FX Weekly

FX Weekly Update – June 5th, 2023

Posted Under: Weekly updates

The currency market is less volatile and the US dollar has strengthened against most currencies. US economic data shows that inflation continues to fall while the employment situation remains robust. The May employment situation surprised the market with a non-farm payroll increase of 339,000 jobs (forecast 195k) and a tick-up in the rate to 3.7%. Interest rates, along with the dollar, have moved higher. The FOMC announcement is on June 14 and at this point Fed Fund futures are pricing a 63% probability that the Fed will leave rates unchanged. Equity markets have responded positively to the employment numbers, the Dow has rallied 600 points (1.9%), and the S&P is higher by 1.40%.

EUR (1.0700): The rally in the single-currency, which has dominated the market since November of ’22, stalled near 1.1100. The ECB, which is slightly more hawkish than the Fed, will most likely pause from additional rate hikes. The energy sector has fallen in price more than the ECB has planned. This removes a major inflationary factor from the Eurozone countries. We expect the euro to trade between 1.1000 and 1.0500 in the near term.

GBP (1.2460): Pound sterling has been resistant to moving outside the narrow range of 1.2350 and 1.2680. The Bank of England is still expected to adjust its interest rates by 0.25% at its next two meetings. This is bullish for the GBP. On the other hand, the trade negotiations between Britain, Northern Ireland, and Brussels are not moving forward as quickly as Britain would like. This is a major factor in keeping the GBP from rallying above its recent high. Major support for the pound is at 1.2350.

JPY (140.00): The Japanese yen has been the weakest of the major currencies. There are a couple of reasons. The new BOJ governor, Kazuo Ueda, has been more dovish than the market expected. The near-zero interest rate policy will not change for the time being. This has investors selling yen (borrowing Yen) and moving those funds to higher-yielding assets. This flow called the “carry trade,” has been a popular way to pick up yield. USD/JPY now trades at 139.80, which is a 9.6% increase in the US dollar in 2023.

CAD (1.3425): USD/CAD has moved in a very narrow range of 1.3300 and 1.3600. This reflects the lack of movement in the oil market. Keep in mind that the correlation between the CAD and crude oil prices is about 70%. With the energy market subdued and with Canadian interest rates at par with the US, there is no reason to expect a move outside of this tight range.

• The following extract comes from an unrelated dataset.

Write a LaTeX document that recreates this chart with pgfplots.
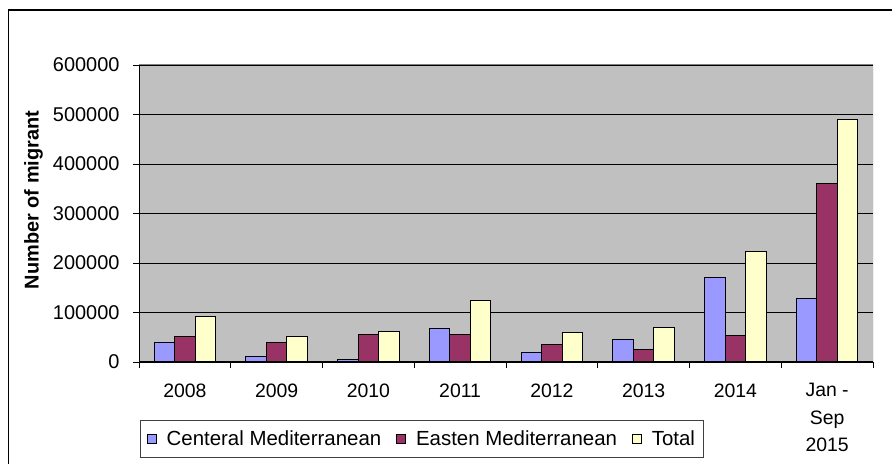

MXN (17.5500): Banixco, the Mexican Central Bank, left interest rates unchanged at last week’s meeting. The overnight rate remains at 11.25%. The interest rate differential with the US drove the USD/MXN rate to a 6-year low of 17.3400. We still believe that the pair end 2023 near 16.5000.

CNH (7.1000): The dollar has stretched against the CNH. The last weeks have had two specific issues that may be a reason for the weaker CNH. First, the Chinese defense minister, Li Shangfu, refused to meet with US Pentagon chief Lloyd Austin. Then the US Navy and the Chinese Navy had a close call in the Taiwan Straight. These, along with overall dollar strength, are keeping the CNH under pressure. The upside of the weaker currency is that products coming from China may be cheaper. Keep an eye on the 7.3750, which was the high print for USD/CNH on October 23, 2022.